Hélas, cette perfection ne tarde pas à s’effilocher. Radiohead grandit, s’apprête à sortir, selon l’ineffable formule consacrée l’ »album de la maturité ». Arrive donc ce pachydermique OK computer et ses titres débiles (Subterranean homesick alien, Paranoid android, ce genre de choses). Digressions très complaisantes, dérives vers le prog-rock, boursouflures et tempos somnolents. Deux ou trois ballades sauvent les meubles, et emballé c’est pesé ! Ce groupe est déjà mort. D’ailleurs, parmi les millions qui se le sont procuré, nombreux sont ceux qui comptent bien ne pas remettre le couvert. Suivi par une vidéo à l’insondable prétention (Meeting people is easy, presque plus pénible que l’insurpassable The Year punk broke de Sonic Youth), OK computer propulsait le groupe dans le pire des hyper espaces : celui, très vide en effet, des « artistes ».

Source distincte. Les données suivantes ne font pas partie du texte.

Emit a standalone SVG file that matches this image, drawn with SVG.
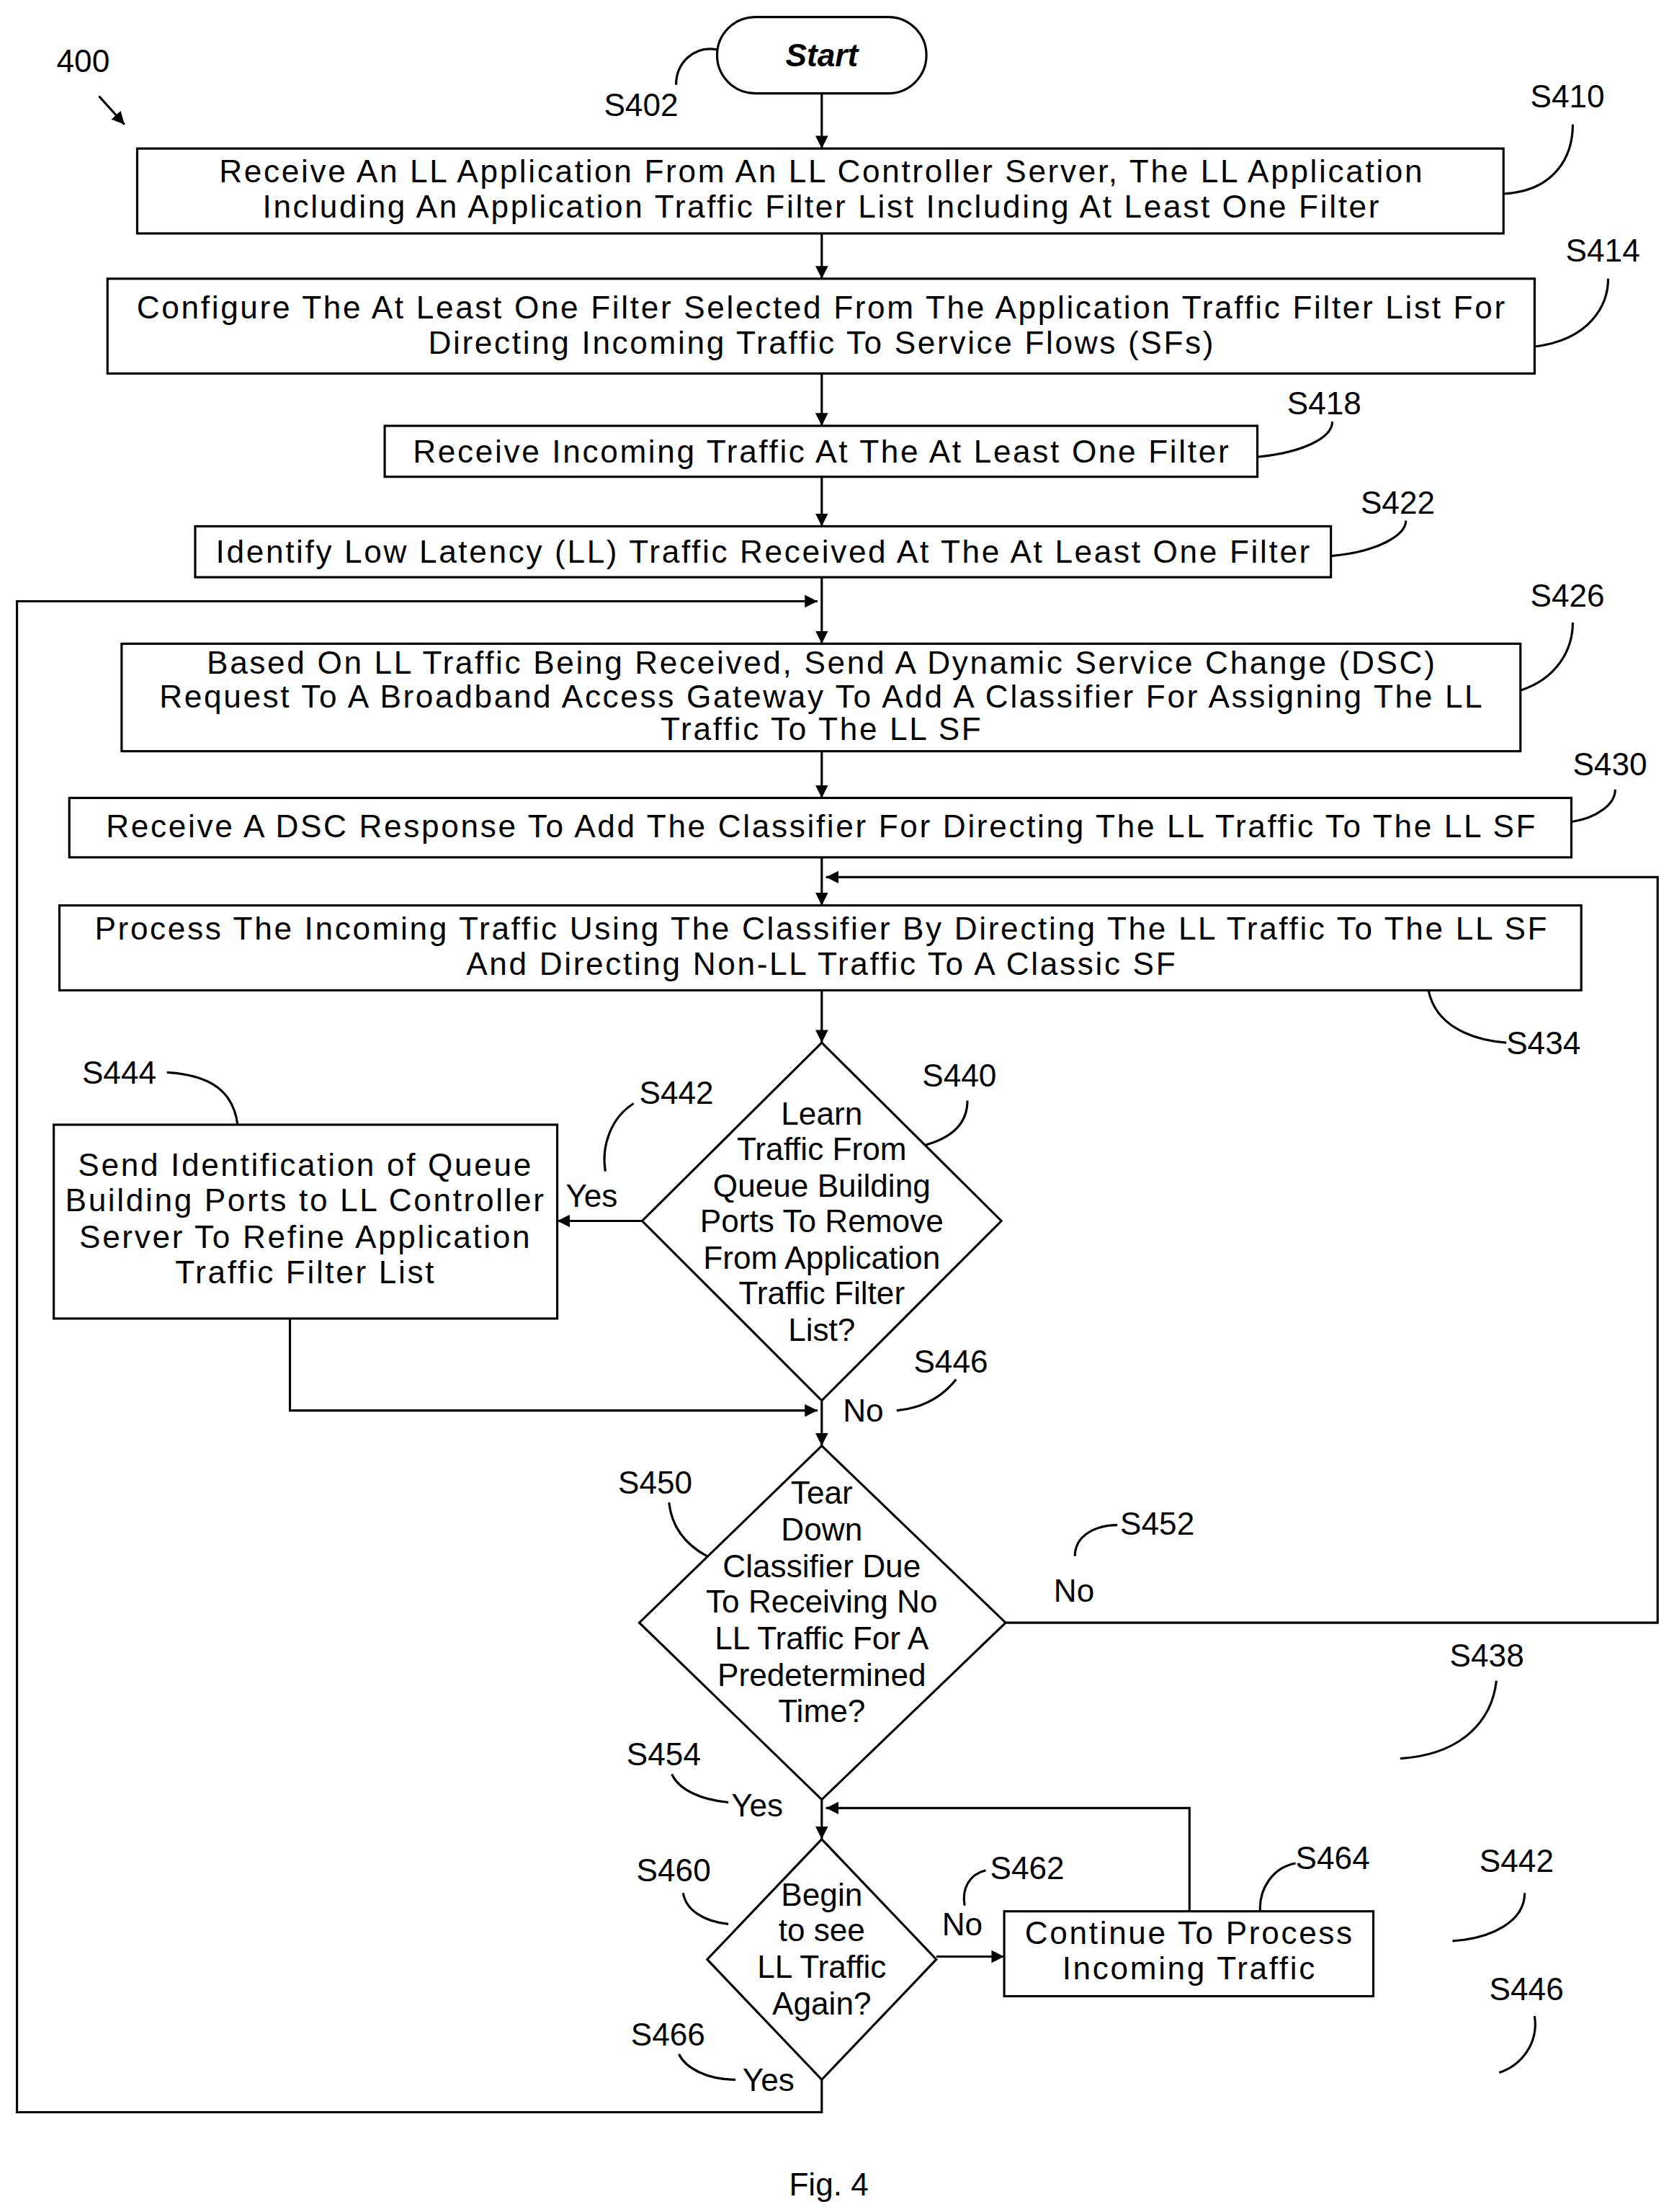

Résultat des courses, Thom Yorke, brave gars un peu simplet, se retrouve déboussolé par ce nouveau statut de génie, met sa tête dans les mains et souffre tout en écoutant… le catalogue Warp ! Le désormais incontournable « Kraut Rock » (dictionnaire Larousse 1980 : « rock planant teuton pour hippies lobotomisés ») ! Il entend tout ça et les bras lui en tombent ! « C’est si beau, si intelligent ! ». Comment donc, « à l’aube du vingt-et-unième, etc. », faire encore de la musique avec des chansons, des refrains et des couplets, des solos de guitare ? Des solos de guitare ! C’est interdit par la karma police, c’est vraiment out… Alors, comme chaque musicien égaré, Thom Yorke réalise, semi-dictatorialement, un album expérimental. Au bout de bien des déconvenues, d’ailleurs. Errant de studio en studio, enregistrant des semaines de bande pour vider les lieux sans un seul morceau en boîte, les musiciens de son groupe se demandant vaguement s’ils sont là pour la décoration… Toutes choses qui s’entendent sur ce très triste Kid A, qui semble actuellement fonctionner assez parfaitement : ceux qui n’y entendent rien se sentent bien obligés de le trouver fort passionnant… Et la presse, évidemment, ne va pas lâcher le « plus grand groupe de l’histoire du rock ». Pourtant, alors que Radiohead en personne reconnaît enfin les nombreuses erreurs de OK computer, l’écoute attentive et répétée de Kid A débouche fatalement -à condition de ne pas verser dans le fanatisme- vers une conclusion toute simple… Cette fausse musique électronique, ces morceaux en forme d’interludes qui n’auraient jamais dû dépasser le stade de démos, ces imitations riquiqui d’ambient, de Charlie Mingus ou Faust ne sauraient masquer le réel problème : un manque d’inspiration sans précédent dans la carrière du groupe, qui laisse songer que toute cette quincaillerie électronique était le seul moyen de survivre pour Thom Yorke, paralysé et effrayé par un writer’s block signant son arrêt de mort.